There’s not nearly as much to a major engagement as there is to a convoy scenario, but there are still a few changes in tactics and strategies one should be aware of. Chiefly the change in stacking limit can have an important impact on the construction of your navy, lessening the roles of other unit types.
The change in stacking limit is an important one – it allows one more ship in a sector, but has no effect on aircraft or submarines. Due to this, those units can become much less effective; try having a submarine breakthrough a group of three sub hunters, or aircraft attempt to overwhelm the defenses on a carrier, two escorts, and CAP fighters. In general, the Major Engagement favors combat between surface vessels. While submarines and aircraft have their role, it is much less than that of a standard engagement.

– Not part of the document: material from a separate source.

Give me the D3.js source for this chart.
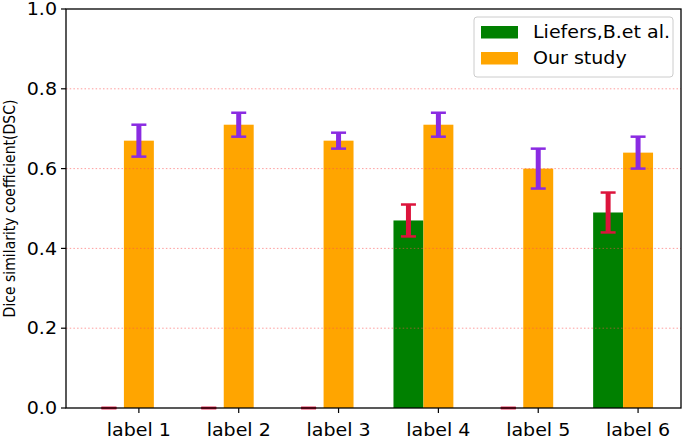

The casualty rate of aircraft in major engagements tends to be much higher than in a standard one. With your opponent able to field more ships in a sector you will lose planes to attrition, and eventually you will find them unable to penetrate your opponents’ defenses. A dedicated carrier fleet should have at least one more aircraft per carrier than you would normally have, and preferably organized in groups of four. Don’t make suicide runs against, for example, the USS Iowa and two Atlanta-class cruisers. Whittle down what you can, and only make suicidal attacks like that if you have no other choice.
While carriers are still not to be trifled with, Battleships tend to dominate these games. Unlike the standard engagement scenario there’s no single ship you can take to force your opponent to attack it. This can allow you to field a fleet of the less costly ships such ass the USS Tennessee or Kongo. Fleets will have to have ways to tangle with battleships, especially monsters like the USS Iowa and Yamato which are surely to be seen.
Major engagements are usually longer lasting affairs, with multiple gunnery duels between battleships while lesser ships run about. The loss of a single ship is usually much less important, while the positioning and maneuvering of the fleet can be vital in securing objectives, cutting off retreat. Attempt to cut the enemy force in half with submarines or powerful extended range units, and concentrate on one half.